Skytrax Data #3: The OLS Model
Skytrax Data #3: The OLS Model¶
In this post, we're going to examine one way someone might evaluate which rating is the "most important" one in predicting passengers' overall ratings: By examining coefficients in a multiple regression. Recall that besides passengers' overall ratings, there were 7 other criteria: their ratings of the flight's seat comfort, cabin staff, food and beverage, inflight entertainment, ground service, wifi connectivity, and value for money.
import psycopg2
import pandas as pd
import numpy as np
from sqlalchemy import create_engine
import math
import statsmodels.api as sm
#This connects to the postgres database above.
connection = psycopg2.connect("dbname = skytrax user=skytraxadmin password=skytraxadmin")
cursor = connection.cursor()
connection.rollback()
cursor.execute('SELECT * from airline;')
data = cursor.fetchall()
data = pd.DataFrame(data)
descriptions = [desc[0] for desc in cursor.description]
data.columns = descriptions
data.count()
In our subsequent analysis, we're going to ignore ground service ratings as well as wifi connectivity rating because, as you can see, these have very limited data.
from pandas.stats.api import ols as olspd
olspd(y= data['overall_rating'], x = data[['seat_comfort_rating', 'cabin_staff_rating',\
'food_beverages_rating', 'inflight_entertainment_rating',\
'value_money_rating']])
First, this tells us that the model with these 5 predictors predicts about 79% of the variance in participants' overall ratings. In addition, the F-test tells us that this percentage is statistically significant, although it has to be said that with such a large sample (n = 28341), this test was probably always going to be significant.
Second, each of the coefficients tell us the change in Y (overall_ratings) for each unit change in that predictor. For example, for each unit change in passengers' seat comfort ratings, passengers overall ratings increased by .43 points.
In the case of passengers' seat comfort ratings, this relationship is statistically significant. In fact, in this analysis, all the predictors are significantly related to passengers' overall ratings.

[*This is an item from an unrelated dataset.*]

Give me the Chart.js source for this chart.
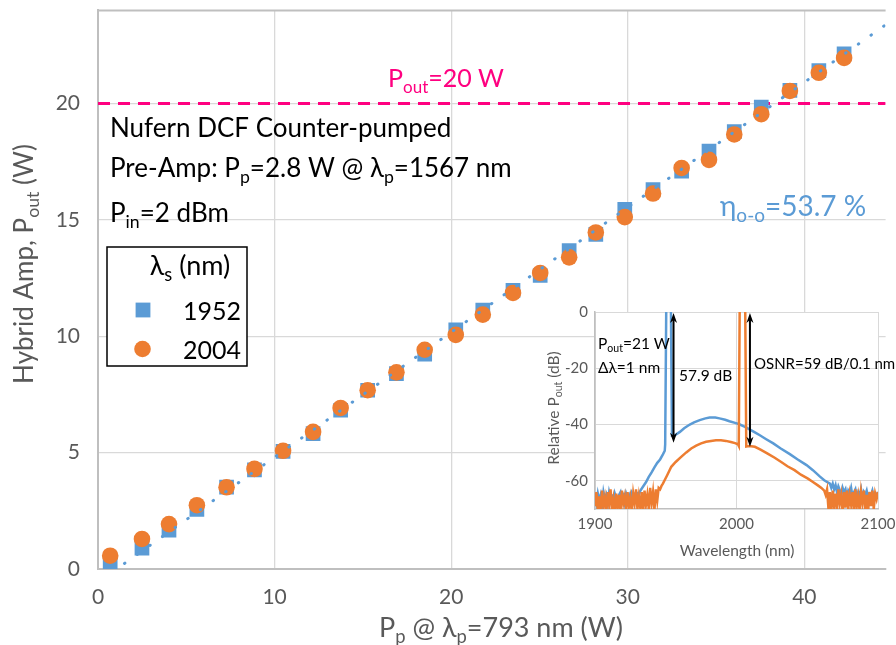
<!DOCTYPE html>
<html>
<head>
<meta charset="utf-8">
<script src="https://cdn.jsdelivr.net/npm/chart.js@4/dist/chart.umd.min.js"></script>
<style>
  html, body { margin: 0; padding: 0; background: #fff; }
  #wrap { position: relative; width: 896px; height: 645px; overflow: hidden; }
  #main { position: absolute; left: 0; top: 0; }
  #inset { position: absolute; left: 540px; top: 296px; }
</style>
</head>
<body>
<div id="wrap">
  <canvas id="main" width="896" height="645"></canvas>
  <canvas id="inset" width="356" height="272"></canvas>
</div>
<script>
// main plot: output power vs pump power
const pumpW = [0.69, 2.49, 4.02, 5.6, 7.28, 8.86, 10.48, 12.18, 13.74, 15.27, 16.9, 18.5, 20.26, 21.79,
  23.5, 25.04, 26.68, 28.19, 29.83, 31.43, 33.05, 34.6, 36.03, 37.56, 39.18, 40.82, 42.25];
const out1952 = [0.27, 0.9, 1.67, 2.56, 3.52, 4.26, 5.05, 5.82, 6.82, 7.68, 8.39, 9.23, 10.27, 11.12,
  11.97, 12.61, 13.68, 14.38, 15.45, 16.3, 17.09, 17.96, 18.79, 19.85, 20.56, 21.41, 22.13];
const out2004 = [0.57, 1.29, 1.93, 2.74, 3.51, 4.3, 5.08, 5.89, 6.92, 7.68, 8.45, 9.42, 10.06, 10.93,
  11.86, 12.72, 13.39, 14.46, 15.12, 16.13, 17.23, 17.58, 18.67, 19.54, 20.54, 21.32, 21.96];
const fitX = [1.5, 44.6];
const fitY = [0.24, 23.38];
const limitX = [0, 44.6];
const limitY = [20, 20];
const xTicks = [0, 10, 20, 30, 40];
const yTicks = [0, 5, 10, 15, 20];

// inset: output spectra
const blueWl = [1900, 1901, 1902, 1903, 1904, 1905, 1906, 1907, 1908, 1909, 1910, 1911, 1912, 1913, 1914, 1915,
  1916, 1917, 1918, 1919, 1920, 1921, 1922, 1923, 1924, 1925, 1926, 1927, 1928, 1929, 1930, 1931, 1932,
  1934, 1936, 1938, 1940, 1942, 1944, 1946, 1948, 1949.3, 1949.6, 1950.4, 1953.6, 1954.4, 1955.5, 1957, 1960,
  1963, 1967, 1970, 1974, 1978, 1981, 1985, 1988, 1992, 1995, 1999, 2002, 2006, 2009.5, 2013, 2016.5, 2021,
  2026, 2031, 2037.7, 2043, 2049.5, 2054, 2059, 2062, 2066,
  2067, 2068, 2069, 2070, 2071, 2072, 2073, 2074, 2075, 2076, 2077, 2078, 2079, 2080, 2081, 2082, 2083,
  2084, 2085, 2086, 2087, 2088, 2089, 2090, 2091, 2092, 2093, 2094, 2095, 2096, 2097, 2098, 2099, 2100];
const blueDb = [-66, -68, -64.5, -67, -65, -69, -64, -66.5, -65, -68, -64, -66, -65.5, -68.5, -64.5, -66,
  -67.5, -65, -64, -67, -65.5, -68, -64.5, -66, -65, -67.5, -64.5, -66, -65, -66.5, -64.5, -65, -63.5,
  -62, -60.5, -58.6, -57, -55.2, -53.6, -52.4, -50.6, -49.3, -47, 5, 5, -44, -44.2, -43.6, -42.6,
  -41.3, -40, -39.2, -38.4, -37.8, -37.5, -37.5, -37.8, -38.3, -38.8, -39.4, -39.9, -40.8, -41.8, -42.8, -43.8, -45.2,
  -46.7, -48.4, -50.5, -52.3, -54.4, -56.2, -58.5, -59.8, -61,
  -62.5, -61, -63, -61.5, -64, -62, -63.3, -65.5, -62.5, -64, -63, -66, -63.5, -64.5, -62.5, -65.5, -64,
  -63, -66, -64, -65, -63, -66.5, -64, -65, -63.5, -66, -64.5, -65, -63.5, -66, -64.5, -65, -64];
const orangeWl = [1900, 1901, 1902, 1903, 1904, 1905, 1906, 1907, 1908, 1909, 1910, 1911, 1912, 1913, 1914,
  1915, 1916, 1917, 1918, 1919, 1920, 1921, 1922, 1923, 1924, 1925, 1926, 1927, 1928, 1929, 1930, 1931, 1932,
  1933, 1934, 1935, 1936, 1937, 1938, 1939, 1940, 1941, 1942, 1943, 1944, 1945,
  1946, 1947, 1948, 1949.2, 1951, 1953.9, 1957, 1960.9, 1964.5, 1968, 1971.5, 1975, 1978.5, 1982, 1985.5,
  1989, 1992.5, 1996, 1999, 2001, 2001.6, 2002.3, 2006.1, 2006.9, 2009, 2013, 2017, 2022, 2027, 2031.6,
  2036, 2041, 2045.5, 2050.5, 2054, 2057.5, 2060, 2062,
  2063, 2064, 2065, 2066, 2067, 2068, 2069, 2070, 2071, 2072, 2073, 2074, 2075, 2076, 2077, 2078, 2079,
  2080, 2081, 2082, 2083, 2084, 2085, 2086, 2087, 2088, 2089, 2090, 2091, 2092, 2093, 2094, 2095, 2096,
  2097, 2098, 2099, 2100];
const orangeDb = [-69, -64, -70.5, -65.5, -71, -63.5, -69, -66, -71, -64, -68.5, -63, -70, -66.5, -71,
  -64.5, -69.5, -65, -71, -63.5, -68, -65.5, -70.5, -64, -69, -66, -71, -64.5, -68, -63, -70, -65.5, -69.5,
  -64, -71, -63.5, -68.5, -65, -70, -62.5, -68, -64, -70.5, -63, -67, -62.5,
  -63, -61.8, -61, -59.8, -58, -55, -53.3, -51.5, -49.9, -48.5, -47.5, -46.7, -46.1, -45.8, -45.6,
  -45.6, -45.8, -46.2, -46.6, -47, -47.6, 5, 5, -47.8, -47.6, -47.9, -48.9, -50.3, -51.8, -53.3,
  -54.8, -56.2, -57.8, -59.2, -60.4, -61.6, -62.5, -63.5,
  -65, -63, -70, -64, -71, -63.5, -69, -64.5, -70.5, -63, -68, -65, -71, -64, -69.5, -63.5, -70,
  -65, -68.5, -64, -71, -63, -69, -65.5, -70.5, -64, -68, -63.5, -70, -65, -71, -64, -69, -63.5,
  -70, -64.5, -66.5, -64];
const wlTicks = [1900, 2000, 2100];
const dbTicks = [0, -20, -40, -60];
const arrowWl = [1955.5, 2009.5];
const arrowDb = [-46.5, -47.9];

const FONT = 'Lato, "Open Sans", sans-serif';
const GRID = '#d9d9d9';
const AXIS = '#bfbfbf';
const LABEL = '#595959';
const BLUE = '#5b9bd5';
const ORANGE = '#ed7d31';
const PINK = '#ff0080';

function xy(xs, ys) {
  return xs.map((x, i) => ({ x: x, y: ys[i] }));
}

// text with subscripts: odd entries of parts are drawn as subscript
function rich(ctx, x, y, parts, size, color, align) {
  const sub = size * 0.68;
  let total = 0;
  const widths = parts.map((p, i) => {
    ctx.font = (i % 2 ? sub : size) + 'px ' + FONT;
    const w = ctx.measureText(p).width;
    total += w;
    return w;
  });
  let cx = align === 'center' ? x - total / 2 : align === 'right' ? x - total : x;
  ctx.fillStyle = color;
  ctx.textAlign = 'left';
  ctx.textBaseline = 'alphabetic';
  parts.forEach((p, i) => {
    ctx.font = (i % 2 ? sub : size) + 'px ' + FONT;
    ctx.fillText(p, cx, y + (i % 2 ? size * 0.22 : 0));
    cx += widths[i];
  });
}

function arrowHead(ctx, x, y, dir) {
  ctx.beginPath();
  ctx.moveTo(x, y);
  ctx.lineTo(x - 3.5, y - dir * 10);
  ctx.lineTo(x, y - dir * 7);
  ctx.lineTo(x + 3.5, y - dir * 10);
  ctx.closePath();
  ctx.fill();
}

const mainDecor = {
  id: 'mainDecor',
  beforeDatasetsDraw(chart) {
    const { ctx, chartArea: a } = chart;
    ctx.save();
    ctx.strokeStyle = AXIS;
    ctx.lineWidth = 2;
    ctx.beginPath();
    ctx.moveTo(a.left, a.top);
    ctx.lineTo(a.right, a.top);
    ctx.stroke();
    ctx.restore();
  },
  afterDraw(chart) {
    const ctx = chart.ctx;
    ctx.save();
    rich(ctx, 388, 87, ['P', 'out', '=20 W'], 25, PINK, 'left');
    rich(ctx, 110, 137, ['Nufern DCF Counter-pumped'], 26, '#000', 'left');
    rich(ctx, 110, 177, ['Pre-Amp: P', 'p', '=2.8 W @ λ', 'p', '=1567 nm'], 26, '#000', 'left');
    rich(ctx, 110, 222, ['P', 'in', '=2 dBm'], 26, '#000', 'left');
    rich(ctx, 720, 216, ['η', 'o-o', '=53.7 %'], 28, BLUE, 'left');

    // legend box
    ctx.fillStyle = '#fff';
    ctx.fillRect(107, 247, 140, 119);
    ctx.strokeStyle = '#000';
    ctx.lineWidth = 1.5;
    ctx.strokeRect(107, 247, 140, 119);
    rich(ctx, 190, 275, ['λ', 's', ' (nm)'], 27, '#000', 'center');
    ctx.fillStyle = BLUE;
    ctx.fillRect(143 - 7.4, 310 - 7.4, 14.8, 14.8);
    ctx.fillStyle = ORANGE;
    ctx.beginPath();
    ctx.arc(142.5, 349, 8.3, 0, Math.PI * 2);
    ctx.fill();
    rich(ctx, 241, 320, ['1952'], 25, '#000', 'right');
    rich(ctx, 241, 359, ['2004'], 25, '#000', 'right');

    // axis titles
    rich(ctx, 501, 637, ['P', 'p', ' @ λ', 'p', '=793 nm (W)'], 27, LABEL, 'center');
    ctx.translate(33, 264);
    ctx.rotate(-Math.PI / 2);
    rich(ctx, 0, 0, ['Hybrid Amp, P', 'out', ' (W)'], 26, LABEL, 'center');
    ctx.restore();
  }
};

new Chart(document.getElementById('main'), {
  type: 'scatter',
  data: {
    datasets: [
      { label: 'fit', data: xy(fitX, fitY), showLine: true, borderColor: BLUE, borderWidth: 3,
        borderDash: [0.5, 15], borderCapStyle: 'round', pointRadius: 0 },
      { label: '2004', data: xy(pumpW, out2004), pointStyle: 'circle', pointRadius: 8.3,
        backgroundColor: ORANGE, borderWidth: 0 },
      { label: '1952', data: xy(pumpW, out1952), pointStyle: 'rect', pointRadius: 10.4,
        backgroundColor: BLUE, borderWidth: 0 },
      { label: 'limit', data: xy(limitX, limitY), showLine: true, borderColor: PINK, borderWidth: 3,
        borderDash: [12, 8], pointRadius: 0 }
    ]
  },
  options: {
    responsive: false,
    animation: false,
    events: [],
    layout: { padding: { top: 7, right: 0, bottom: 0, left: 0 } },
    plugins: { legend: { display: false }, tooltip: { enabled: false } },
    scales: {
      x: {
        type: 'linear', min: 0, max: 44.6,
        afterBuildTicks: a => { a.ticks = xTicks.map(v => ({ value: v })); },
        afterFit: a => { a.height = 76; a.paddingLeft = 0; a.paddingRight = 0; },
        grid: { color: GRID, lineWidth: 1.3, drawTicks: false },
        border: { color: AXIS, width: 2 },
        ticks: { font: { family: FONT, size: 21 }, color: LABEL, padding: 16, maxRotation: 0,
          callback: v => String(v) }
      },
      y: {
        type: 'linear', min: 0, max: 24,
        afterBuildTicks: a => { a.ticks = yTicks.map(v => ({ value: v })); },
        afterFit: a => { a.width = 98; a.paddingTop = 0; a.paddingBottom = 0; },
        grid: { color: GRID, lineWidth: 1.3, drawTicks: false },
        border: { color: AXIS, width: 2 },
        ticks: { font: { family: FONT, size: 21 }, color: LABEL, padding: 18, callback: v => String(v) }
      }
    }
  },
  plugins: [mainDecor]
});

const insetDecor = {
  id: 'insetDecor',
  beforeDraw(chart) {
    const { ctx, chartArea: a } = chart;
    ctx.save();
    ctx.fillStyle = '#fff';
    ctx.fillRect(a.left, a.top, a.right - a.left, a.bottom - a.top);
    ctx.restore();
  },
  afterDraw(chart) {
    const { ctx, scales } = chart;
    ctx.save();
    ctx.strokeStyle = '#000';
    ctx.fillStyle = '#000';
    ctx.lineWidth = 2;
    arrowWl.forEach((wl, i) => {
      const px = scales.x.getPixelForValue(wl);
      const top = scales.y.getPixelForValue(0) + 1;
      const bot = scales.y.getPixelForValue(arrowDb[i]);
      ctx.beginPath();
      ctx.moveTo(px, top + 6);
      ctx.lineTo(px, bot - 6);
      ctx.stroke();
      arrowHead(ctx, px, top, -1);
      arrowHead(ctx, px, bot, 1);
    });
    rich(ctx, 58, 53, ['P', 'out', '=21 W'], 15.5, '#000', 'left');
    rich(ctx, 58, 77, ['Δλ=1 nm'], 15.5, '#000', 'left');
    rich(ctx, 139, 85, ['57.9 dB'], 15.5, '#000', 'left');
    rich(ctx, 214, 73, ['OSNR=59 dB/0.1 nm'], 15, '#000', 'left');
    rich(ctx, 197, 260, ['Wavelength (nm)'], 15.5, LABEL, 'center');
    ctx.translate(19, 112);
    ctx.rotate(-Math.PI / 2);
    rich(ctx, 0, 0, ['Relative P', 'out', ' (dB)'], 15.5, LABEL, 'center');
    ctx.restore();
  }
};

new Chart(document.getElementById('inset'), {
  type: 'scatter',
  data: {
    datasets: [
      { label: '2004 nm', data: xy(orangeWl, orangeDb), showLine: true, borderColor: ORANGE,
        borderWidth: 2.5, pointRadius: 0 },
      { label: '1952 nm', data: xy(blueWl, blueDb), showLine: true, borderColor: BLUE,
        borderWidth: 2.5, pointRadius: 0 }
    ]
  },
  options: {
    responsive: false,
    animation: false,
    events: [],
    layout: { padding: { top: 16, right: 18, bottom: 0, left: 0 } },
    plugins: { legend: { display: false }, tooltip: { enabled: false } },
    scales: {
      x: {
        type: 'linear', min: 1900, max: 2100,
        afterBuildTicks: a => { a.ticks = wlTicks.map(v => ({ value: v })); },
        afterFit: a => { a.height = 59; a.paddingLeft = 0; a.paddingRight = 0; },
        grid: { color: GRID, lineWidth: 1, drawTicks: false },
        border: { color: AXIS, width: 1.5 },
        ticks: { font: { family: FONT, size: 15 }, color: LABEL, padding: 6, maxRotation: 0,
          callback: v => String(v) }
      },
      y: {
        type: 'linear', min: -70, max: 0,
        afterBuildTicks: a => { a.ticks = dbTicks.map(v => ({ value: v })); },
        afterFit: a => { a.width = 55; a.paddingTop = 0; a.paddingBottom = 0; },
        grid: { color: GRID, lineWidth: 1, drawTicks: false },
        border: { color: AXIS, width: 1.5 },
        ticks: { font: { family: FONT, size: 15 }, color: LABEL, padding: 7, callback: v => String(v) }
      }
    }
  },
  plugins: [insetDecor]
});
</script>
</body>
</html>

However, it should be said that statistical significance and practical significance are not the same. From the coefficients, for example, each unit change in passengers' inflight entertainment ratings only increased their overall rating by 0.03, but each unit change in passengers' value for money ratings increased their overall ratings by .98 points.
That said, the coefficients in this analysis are conditional in that they are adjusted for one another. In other words, these coefficients represent what we know about the relationship between passenger ratings of each of the criteria given our knowledge of how they rated the other elements.
Trying to isolate the impact of a single predictor is not as simple as running 5 separate regression models, because the predictors are correlated. We can illustrate this as follows:
import statsmodels.api as sm
predictors = ['seat_comfort_rating', 'cabin_staff_rating', 'food_beverages_rating', 'inflight_entertainment_rating',\
'value_money_rating']
cleaned_data = data[['overall_rating','seat_comfort_rating', 'cabin_staff_rating', 'food_beverages_rating', 'inflight_entertainment_rating',\
'value_money_rating']]
cleaned_data = cleaned_data.dropna()
for predictor in predictors:
#x = sm.add_constant(cleaned_data[predictor])
model = sm.OLS(cleaned_data[predictor], cleaned_data['overall_rating'])
results = model.fit()
print '{0} coefficient: {1}'.format(predictor, results.params[0])
print '{0} rsquared: {1}'.format(predictor, results.rsquared)
As you can see, the five separate OLS models give us five R2 values that do not add up to 100% of variance explained. This is because the five predictors are correlated. In a future post, we will use Shapley Value Regression to try and tease them apart.